Analysis: Banks’ net-zero promises falling short

Despite positive noises at Cop26, analysis conducted by Capital Monitor of lenders’ fossil fuel policies underlines why critics remain sceptical of the Net-Zero Banking Alliance’s ability to get signatories to align with International Energy Agency recommendations.

By Polly Bindman


Still firing: Banks are not making cuts to fossil fuel funding necessary to keep emissions aligned with the Paris Agreement. (Photo by think4photop from iStock / Getty Images Plus)

  • Despite promising signals that Mark Carney’s GFanz would tighten fossil fuel guidelines, critics fear that the risk of greenwashing by banks remains large.
  • Analysis of Net-Zero Banking Alliance members’ coal policies shows that only one in five come close to aligning with International Energy Agency scenarios.
  • Other uncertainties, such as over how lenders should measure emissions, contribute to a sense that not enough is being done to hold banks to account.

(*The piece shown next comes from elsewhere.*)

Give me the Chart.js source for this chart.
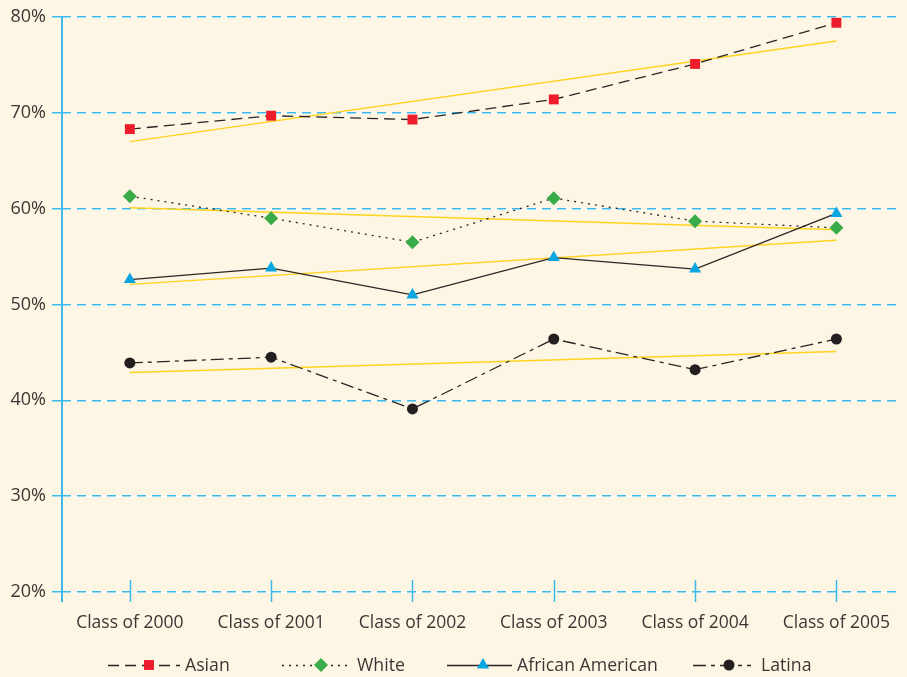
<!DOCTYPE html>
<html>
<head>
<meta charset="utf-8">
<script src="https://cdn.jsdelivr.net/npm/chart.js@4.4.0/dist/chart.umd.min.js"></script>
<style>
  html, body { margin: 0; padding: 0; background: #fdf6e4; }
  #wrap { width: 907px; height: 677px; }
</style>
</head>
<body>
<div id="wrap"><canvas id="chart" width="907" height="677"></canvas></div>
<script>
// Categories and values
const categories = ['Class of 2000', 'Class of 2001', 'Class of 2002', 'Class of 2003', 'Class of 2004', 'Class of 2005'];
const asian = [68.3, 69.7, 69.3, 71.4, 75.1, 79.4];
const white = [61.3, 59.0, 56.5, 61.1, 58.7, 58.0];
const africanAmerican = [52.6, 53.8, 51.0, 54.9, 53.7, 59.5];
const latina = [43.9, 44.5, 39.1, 46.4, 43.2, 46.4];

// yellow trend lines: value at Class of 2000 and at Class of 2005
const asianTrend = [67.0, 77.5];
const whiteTrend = [60.1, 57.8];
const africanAmericanTrend = [52.1, 56.7];
const latinaTrend = [42.9, 45.1];

const yTicks = [20, 30, 40, 50, 60, 70, 80];

const BLUE = '#3cb8ea';
const TEXT = '#3d3636';
const FONT = "'Open Sans', 'Noto Sans', sans-serif";

const toPoints = arr => arr.map((v, i) => ({ x: i, y: v }));
const trendPoints = arr => [{ x: 0, y: arr[0] }, { x: categories.length - 1, y: arr[1] }];

function series(label, values, color, style, radius, dash) {
  return {
    label: label,
    data: toPoints(values),
    borderColor: '#2b2626',
    borderWidth: 1.3,
    borderDash: dash,
    backgroundColor: color,
    pointBackgroundColor: color,
    pointBorderWidth: 0,
    pointStyle: style,
    pointRadius: radius,
    tension: 0,
    order: 1
  };
}

function trend(values) {
  return {
    label: '',
    data: trendPoints(values),
    borderColor: '#ffd21f',
    borderWidth: 1.4,
    pointRadius: 0,
    order: 2
  };
}

const mainSets = [
  series('Asian', asian, '#ec1c2b', 'rect', 7, [11, 6]),
  series('White', white, '#3aab49', 'rectRot', 7, [2, 5]),
  series('African American', africanAmerican, '#0aa6e2', 'triangle', 7, []),
  series('Latina', latina, '#231f20', 'circle', 5.5, [13, 5, 4, 5])
];

// where the legend samples sit
const legendItems = [
  { start: 108, marker: 149, end: 180, text: 185 },
  { start: 282, marker: 321, end: 348, text: 357 },
  { start: 447, marker: 483, end: 512, text: 517 },
  { start: 693, marker: 729, end: 751, text: 761 }
];

const decor = {
  id: 'decor',
  beforeDraw(chart) {
    const ctx = chart.ctx;
    const y = chart.scales.y;
    ctx.save();
    ctx.fillStyle = '#fdf6e4';
    ctx.fillRect(0, 0, chart.width, chart.height);
    // white line under each dashed grid line
    ctx.strokeStyle = '#ffffff';
    ctx.lineWidth = 1;
    yTicks.forEach(t => {
      const py = Math.round(y.getPixelForValue(t)) + 0.5;
      ctx.beginPath();
      ctx.moveTo(52, py);
      ctx.lineTo(chart.chartArea.right, py);
      ctx.stroke();
    });
    ctx.restore();
  },
  afterDraw(chart) {
    const ctx = chart.ctx;
    const area = chart.chartArea;
    const x = chart.scales.x;
    ctx.save();
    // y axis line
    ctx.strokeStyle = BLUE;
    ctx.lineWidth = 2;
    ctx.beginPath();
    ctx.moveTo(area.left, area.top);
    ctx.lineTo(area.left, area.bottom + 10);
    ctx.stroke();
    // category tick marks
    ctx.lineWidth = 1.5;
    categories.forEach((c, i) => {
      const px = Math.round(x.getPixelForValue(i)) + 0.5;
      ctx.beginPath();
      ctx.moveTo(px, area.bottom - 12);
      ctx.lineTo(px, area.bottom + 10);
      ctx.stroke();
    });
    // legend
    const ly = 665;
    mainSets.forEach((ds, i) => {
      const it = legendItems[i];
      ctx.strokeStyle = ds.borderColor;
      ctx.lineWidth = 1.3;
      ctx.setLineDash(ds.borderDash);
      ctx.beginPath();
      ctx.moveTo(it.start, ly + 0.5);
      ctx.lineTo(it.end, ly + 0.5);
      ctx.stroke();
      ctx.setLineDash([]);
      ctx.fillStyle = ds.pointBackgroundColor;
      Chart.helpers.drawPoint(ctx, { pointStyle: ds.pointStyle, radius: ds.pointRadius, rotation: 0, borderWidth: 0 }, it.marker, ly);
      ctx.fillStyle = TEXT;
      ctx.font = '17.7px ' + FONT;
      ctx.textBaseline = 'middle';
      ctx.textAlign = 'left';
      ctx.fillText(ds.label, it.text, ly + 1);
    });
    ctx.restore();
  }
};

new Chart(document.getElementById('chart'), {
  type: 'line',
  data: {
    datasets: mainSets.concat([
      trend(asianTrend),
      trend(whiteTrend),
      trend(africanAmericanTrend),
      trend(latinaTrend)
    ])
  },
  options: {
    responsive: false,
    animation: false,
    events: [],
    layout: { padding: { top: 17, right: 7, left: 0, bottom: 0 } },
    plugins: {
      legend: { display: false },
      tooltip: { enabled: false }
    },
    scales: {
      x: {
        type: 'linear',
        min: -0.48,
        max: 5.45,
        grid: { display: false },
        border: { display: false },
        afterBuildTicks: axis => {
          axis.ticks = categories.map((c, i) => ({ value: i }));
        },
        afterFit: scale => { scale.height = 85; },
        ticks: {
          autoSkip: false,
          maxRotation: 0,
          padding: 13,
          color: TEXT,
          font: { family: FONT, size: 17.5 },
          callback: v => categories[v] ?? ''
        }
      },
      y: {
        min: 20,
        max: 80,
        afterBuildTicks: axis => {
          axis.ticks = yTicks.map(v => ({ value: v }));
        },
        afterFit: scale => { scale.width = 62; },
        grid: {
          color: BLUE,
          lineWidth: 1.5,
          tickLength: 10
        },
        border: { display: false, dash: [9, 6] },
        ticks: {
          padding: 6,
          color: TEXT,
          font: { family: FONT, size: 18 },
          callback: v => v + '%'
        }
      }
    }
  },
  plugins: [decor]
});
</script>
</body>
</html>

Mark Carney’s announcement last week at the Cop26 climate summit that $130trn of private capital is aligned with net zero has received a mixed response. While many praised the sizeable commitment to fighting climate change, concerns over greenwashing within the banking sector, in particular, are apparent.

The Glasgow Financial Alliance for Net Zero (GFanz) is an umbrella group of six financial alliances chaired by Carney and convened by the United Nations, each of which has committed to reaching net-zero emissions by 2050.

In the run-up to Cop26, GFanz and, in particular, its Net-Zero Banking Alliance (NZBA) member – which represents around 40% ($66trn) of banking assets and boasts 92 signatories – came under scrutiny from campaigners, including Stand.earth. They argue that recent commitments made by GFanz members lack credible interim targets, offsetting programmes and fossil fuel policies – in effect, they are PR stunts.

Monday’s revelation that banks – including HSBC – within the NZBA lobbied the group to “water down” its commitment by lengthening its deadline for setting interim targets add fuel to the fire.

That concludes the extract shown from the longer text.